§ **Stated task**: Drop every picture. Then return, exactly, the lines from the beginning of the listing below through the one containing "ry + 2 * lh);".

§ **Dataset section**:

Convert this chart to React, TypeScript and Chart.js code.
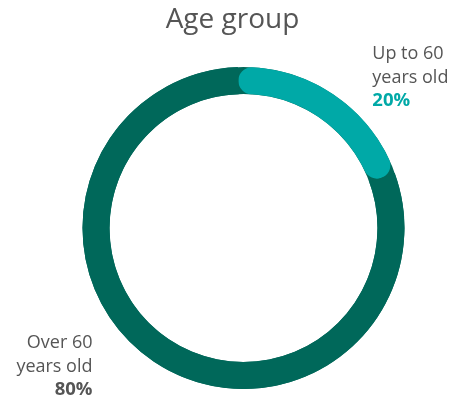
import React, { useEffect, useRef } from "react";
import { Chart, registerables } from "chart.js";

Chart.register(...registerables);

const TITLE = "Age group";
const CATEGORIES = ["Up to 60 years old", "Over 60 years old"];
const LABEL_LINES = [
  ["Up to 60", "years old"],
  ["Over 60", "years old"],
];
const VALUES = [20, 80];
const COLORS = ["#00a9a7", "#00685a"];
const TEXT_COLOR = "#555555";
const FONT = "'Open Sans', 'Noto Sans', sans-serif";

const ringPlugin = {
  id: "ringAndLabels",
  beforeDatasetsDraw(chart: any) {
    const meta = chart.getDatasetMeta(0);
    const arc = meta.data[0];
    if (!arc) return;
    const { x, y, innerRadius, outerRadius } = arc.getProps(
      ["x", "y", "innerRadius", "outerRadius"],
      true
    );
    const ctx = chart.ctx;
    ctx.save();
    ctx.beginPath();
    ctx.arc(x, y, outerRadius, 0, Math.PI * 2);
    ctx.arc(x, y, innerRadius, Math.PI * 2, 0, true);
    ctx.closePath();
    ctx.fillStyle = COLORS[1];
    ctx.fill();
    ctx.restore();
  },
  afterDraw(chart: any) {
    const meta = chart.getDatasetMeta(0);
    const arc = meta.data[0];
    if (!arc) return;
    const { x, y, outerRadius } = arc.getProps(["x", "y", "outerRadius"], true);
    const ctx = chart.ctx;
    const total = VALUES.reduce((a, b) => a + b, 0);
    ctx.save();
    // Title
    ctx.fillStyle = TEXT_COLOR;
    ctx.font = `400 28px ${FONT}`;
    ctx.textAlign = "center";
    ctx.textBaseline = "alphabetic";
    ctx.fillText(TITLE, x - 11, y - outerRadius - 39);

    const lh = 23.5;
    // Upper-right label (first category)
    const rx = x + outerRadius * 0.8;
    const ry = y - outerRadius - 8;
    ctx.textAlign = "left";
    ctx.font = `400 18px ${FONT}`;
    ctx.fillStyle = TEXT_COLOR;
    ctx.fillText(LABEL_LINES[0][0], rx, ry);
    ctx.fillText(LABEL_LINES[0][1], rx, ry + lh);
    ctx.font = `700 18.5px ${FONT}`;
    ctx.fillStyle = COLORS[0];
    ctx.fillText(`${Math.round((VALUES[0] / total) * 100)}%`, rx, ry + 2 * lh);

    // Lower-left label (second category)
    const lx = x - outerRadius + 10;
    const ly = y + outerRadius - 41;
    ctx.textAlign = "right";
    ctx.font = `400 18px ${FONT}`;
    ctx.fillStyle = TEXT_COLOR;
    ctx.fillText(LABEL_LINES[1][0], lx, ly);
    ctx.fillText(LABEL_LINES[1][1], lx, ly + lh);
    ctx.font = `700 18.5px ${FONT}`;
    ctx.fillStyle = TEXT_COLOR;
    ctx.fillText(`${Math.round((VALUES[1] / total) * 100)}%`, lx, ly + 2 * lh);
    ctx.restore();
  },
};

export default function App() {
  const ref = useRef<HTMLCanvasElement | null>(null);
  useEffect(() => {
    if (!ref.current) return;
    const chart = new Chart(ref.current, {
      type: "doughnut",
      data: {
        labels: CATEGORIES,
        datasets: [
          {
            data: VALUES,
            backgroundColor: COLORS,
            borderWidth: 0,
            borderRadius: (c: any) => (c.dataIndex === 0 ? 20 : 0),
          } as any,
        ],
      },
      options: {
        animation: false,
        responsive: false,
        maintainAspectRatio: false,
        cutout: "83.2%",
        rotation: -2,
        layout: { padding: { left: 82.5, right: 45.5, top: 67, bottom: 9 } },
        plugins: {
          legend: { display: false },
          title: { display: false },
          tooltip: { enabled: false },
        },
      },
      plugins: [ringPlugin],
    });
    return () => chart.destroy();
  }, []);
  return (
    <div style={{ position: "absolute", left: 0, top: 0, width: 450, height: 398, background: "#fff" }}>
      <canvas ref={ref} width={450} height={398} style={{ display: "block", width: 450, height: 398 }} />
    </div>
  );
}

§ **Written solution**:
Convert this chart to React, TypeScript and Chart.js code.
import React, { useEffect, useRef } from "react";
import { Chart, registerables } from "chart.js";

Chart.register(...registerables);

const TITLE = "Age group";
const CATEGORIES = ["Up to 60 years old", "Over 60 years old"];
const LABEL_LINES = [
  ["Up to 60", "years old"],
  ["Over 60", "years old"],
];
const VALUES = [20, 80];
const COLORS = ["#00a9a7", "#00685a"];
const TEXT_COLOR = "#555555";
const FONT = "'Open Sans', 'Noto Sans', sans-serif";

const ringPlugin = {
  id: "ringAndLabels",
  beforeDatasetsDraw(chart: any) {
    const meta = chart.getDatasetMeta(0);
    const arc = meta.data[0];
    if (!arc) return;
    const { x, y, innerRadius, outerRadius } = arc.getProps(
      ["x", "y", "innerRadius", "outerRadius"],
      true
    );
    const ctx = chart.ctx;
    ctx.save();
    ctx.beginPath();
    ctx.arc(x, y, outerRadius, 0, Math.PI * 2);
    ctx.arc(x, y, innerRadius, Math.PI * 2, 0, true);
    ctx.closePath();
    ctx.fillStyle = COLORS[1];
    ctx.fill();
    ctx.restore();
  },
  afterDraw(chart: any) {
    const meta = chart.getDatasetMeta(0);
    const arc = meta.data[0];
    if (!arc) return;
    const { x, y, outerRadius } = arc.getProps(["x", "y", "outerRadius"], true);
    const ctx = chart.ctx;
    const total = VALUES.reduce((a, b) => a + b, 0);
    ctx.save();
    // Title
    ctx.fillStyle = TEXT_COLOR;
    ctx.font = `400 28px ${FONT}`;
    ctx.textAlign = "center";
    ctx.textBaseline = "alphabetic";
    ctx.fillText(TITLE, x - 11, y - outerRadius - 39);

    const lh = 23.5;
    // Upper-right label (first category)
    const rx = x + outerRadius * 0.8;
    const ry = y - outerRadius - 8;
    ctx.textAlign = "left";
    ctx.font = `400 18px ${FONT}`;
    ctx.fillStyle = TEXT_COLOR;
    ctx.fillText(LABEL_LINES[0][0], rx, ry);
    ctx.fillText(LABEL_LINES[0][1], rx, ry + lh);
    ctx.font = `700 18.5px ${FONT}`;
    ctx.fillStyle = COLORS[0];
    ctx.fillText(`${Math.round((VALUES[0] / total) * 100)}%`, rx, ry + 2 * lh);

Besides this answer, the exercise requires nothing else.